Part of the reason I became a teacher is because of that experience here, and working with teachers who said, “We don’t really know what’s going to happen to your voice on a day-to-day level, but we’re here and we’re going to support you.” Now, I work with students who are going through that process, and everyone is different. There are some similarities to when cisgender guys go through puberty, and some differences too — everybody’s voice drops. You even have to re-learn how to match pitch. 

Why is it important to create safe and accessible spaces for voice lessons in queer communities?

The thing that I hear over and over from folks taking my classes is that it is so meaningful to be in a space where they don’t have to be worried people are going to misgender them or that they’re going to be perceived in a way that is incorrect, or that they have to hide an aspect of themselves. 

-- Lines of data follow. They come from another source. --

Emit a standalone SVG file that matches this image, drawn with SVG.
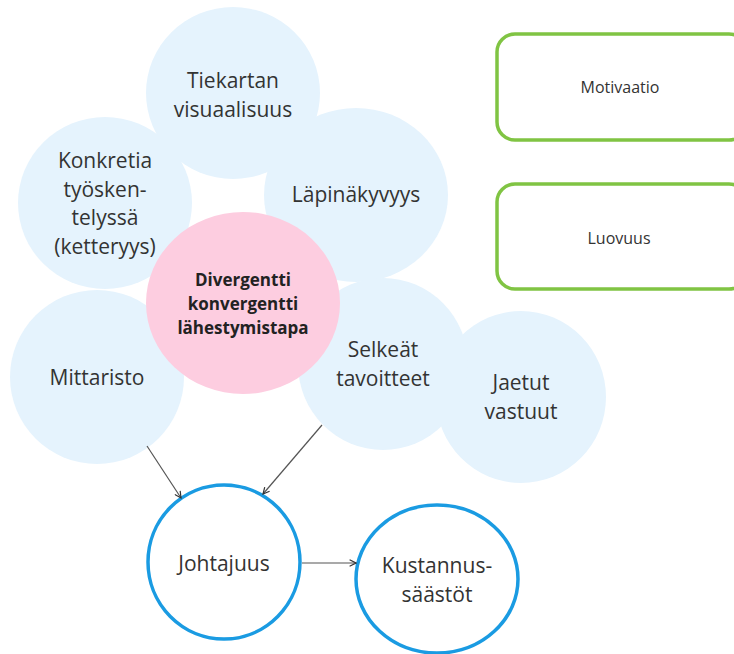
<svg xmlns="http://www.w3.org/2000/svg" width="734" height="654" viewBox="0 0 734 654">
<style>
.c{fill:#e5f3fd;stroke:none}
.t{font-family:"Open Sans","Noto Sans",sans-serif;font-size:21px;fill:#333;text-anchor:middle}
.b{font-family:"Open Sans","Noto Sans",sans-serif;font-size:17px;font-weight:bold;fill:#222;text-anchor:middle}
.s{font-family:"Open Sans","Noto Sans",sans-serif;font-size:16px;fill:#333;text-anchor:middle}
.o{fill:#fff;stroke:#1a9be2;stroke-width:3.5}
.g{fill:#fff;stroke:#80c443;stroke-width:3.5}
.e{stroke:#555;stroke-width:1.2;fill:none;marker-end:url(#a)}
</style>
<defs>
<marker id="a" viewBox="0 0 10 10" refX="9" refY="5" markerWidth="8" markerHeight="8" markerUnits="userSpaceOnUse" orient="auto">
<path d="M1,1 L9,5 L1,9" fill="none" stroke="#333" stroke-width="1.5"/>
</marker>
</defs>
<rect width="734" height="654" fill="#fff"/>
<g id="tiekartan"><ellipse class="c" cx="233" cy="93" rx="87" ry="86"/><text class="t" x="233" y="88">Tiekartan</text><text class="t" x="233" y="117">visuaalisuus</text></g>
<g id="konkretia"><ellipse class="c" cx="105" cy="203" rx="87" ry="86"/><text class="t" x="105" y="168">Konkretia</text><text class="t" x="105" y="197">työsken-</text><text class="t" x="105" y="225">telyssä</text><text class="t" x="105" y="254">(ketteryys)</text></g>
<g id="lapinakyvyys"><ellipse class="c" cx="356" cy="195" rx="92" ry="87"/><text class="t" x="356" y="202">Läpinäkyvyys</text></g>
<g id="mittaristo"><ellipse class="c" cx="97" cy="377" rx="87" ry="87"/><text class="t" x="97" y="385">Mittaristo</text></g>
<g id="jaetut"><ellipse class="c" cx="521" cy="397" rx="85" ry="86"/><text class="t" x="521" y="390">Jaetut</text><text class="t" x="521" y="419">vastuut</text></g>
<g id="selkeat"><ellipse class="c" cx="383" cy="364" rx="85" ry="86"/><text class="t" x="383" y="357">Selkeät</text><text class="t" x="383" y="386">tavoitteet</text></g>
<g id="divergentti"><ellipse cx="243" cy="303" rx="97" ry="91" fill="#fdcde0"/><text class="b" x="243" y="286">Divergentti</text><text class="b" x="243" y="310">konvergentti</text><text class="b" x="243" y="334">lähestymistapa</text></g>
<g id="motivaatio"><rect class="g" x="497" y="34" width="250" height="106" rx="18"/><text class="s" x="620" y="93">Motivaatio</text></g>
<g id="luovuus"><rect class="g" x="497" y="184" width="250" height="105" rx="18"/><text class="s" x="619" y="244">Luovuus</text></g>
<g id="johtajuus"><ellipse class="o" cx="224" cy="562" rx="76" ry="77"/><text class="t" x="224" y="571">Johtajuus</text></g>
<g id="kustannus"><ellipse class="o" cx="437" cy="579" rx="81" ry="74"/><text class="t" x="437" y="573">Kustannus-</text><text class="t" x="437" y="602">säästöt</text></g>
<g id="connectors">
<line class="e" x1="147" y1="446" x2="181" y2="498"/>
<line class="e" x1="322" y1="425" x2="263" y2="494"/>
<line class="e" x1="302" y1="563" x2="356" y2="563"/>
</g>
</svg>
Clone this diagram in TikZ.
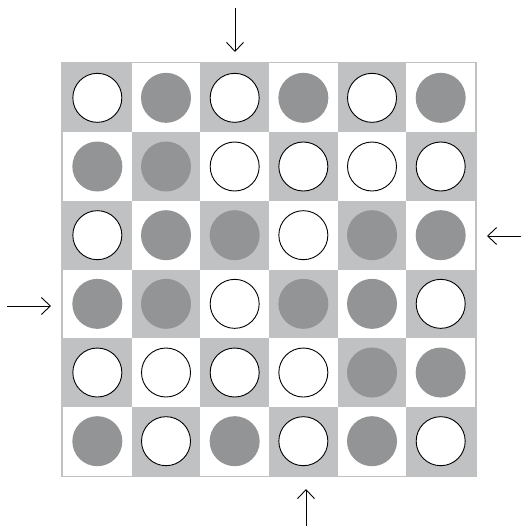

I think it creates a lot of space to play with gender in songs. There was a guy who took my recent class, a transgender man who sang a Taylor Swift song and used she pronouns to refer to himself in the song because that’s what was in the original song. It was amazing and very sassy. In the end, he said, “That was really meaningful because up to a couple years ago I wouldn’t have been comfortable expressing any degree of femininity. I needed people to see me correctly.” But because he was in a space where we would all know he was still a man, even if he sang something written from a woman’s perspective, it kind of creates this space of gender freedom that we don’t necessarily have in most progressive places in this world right now. I think that’s huge because we need places where we can express ourselves fully. 

How can straight and cisgender songwriters create a more accessible community for queer songwriters such as yourself?

The thing is often that trans and queer songwriters don’t necessarily have the same platform and access to people already in the industry. That’s the way that privilege operates — if it’s white, straight, cisgender men who make up the majority of the music industry, people who look like them are automatically going to be seen by those in the industry. Be conscious of that dynamic, and if you’re in a community with queer and transgender songwriters, invite them to play shows with you. Listen to their music. Buy their music. Cover their songs. And also think about your own relationship to gender and sexuality. All of our relationships to gender and sexuality are complex — it’s not only queer and transgender people. 

Writing songs about what it means to be a straight or cisgender man and actually interrogating that can be really powerful. We’re going to make mistakes in that process, but part of how we learn is being open to feedback. I think folks who aren’t from the community have a platform to talk about that kind of stuff in a way that might be heard by different people. 

What message do you want to promote as a queer country artist, educator, and activist? 

I think a big message for me that is important to communicate is that we’re all in this together. If we’re going to build a world where everybody truly has what they need and can experience true freedom, then we have to be in alliance with each other across difference. The political right is organized across difference. We have evangelicals, conservative business owners, anti-abortion diehards, wealthy people who just want to hold onto their money no matter what. I think for those of us on the left, the task is to build connection in the broadest way possible because I believe there are more of us. When we stand together, we really are powerful. But so often in social justice movements and broader progressive spaces, there’s a lot of critique and criticism of each other. I hope that my music can be something that can bring people together across lots of different communities and also remind us that we have power when we take collective action. That’s the secret message behind my music.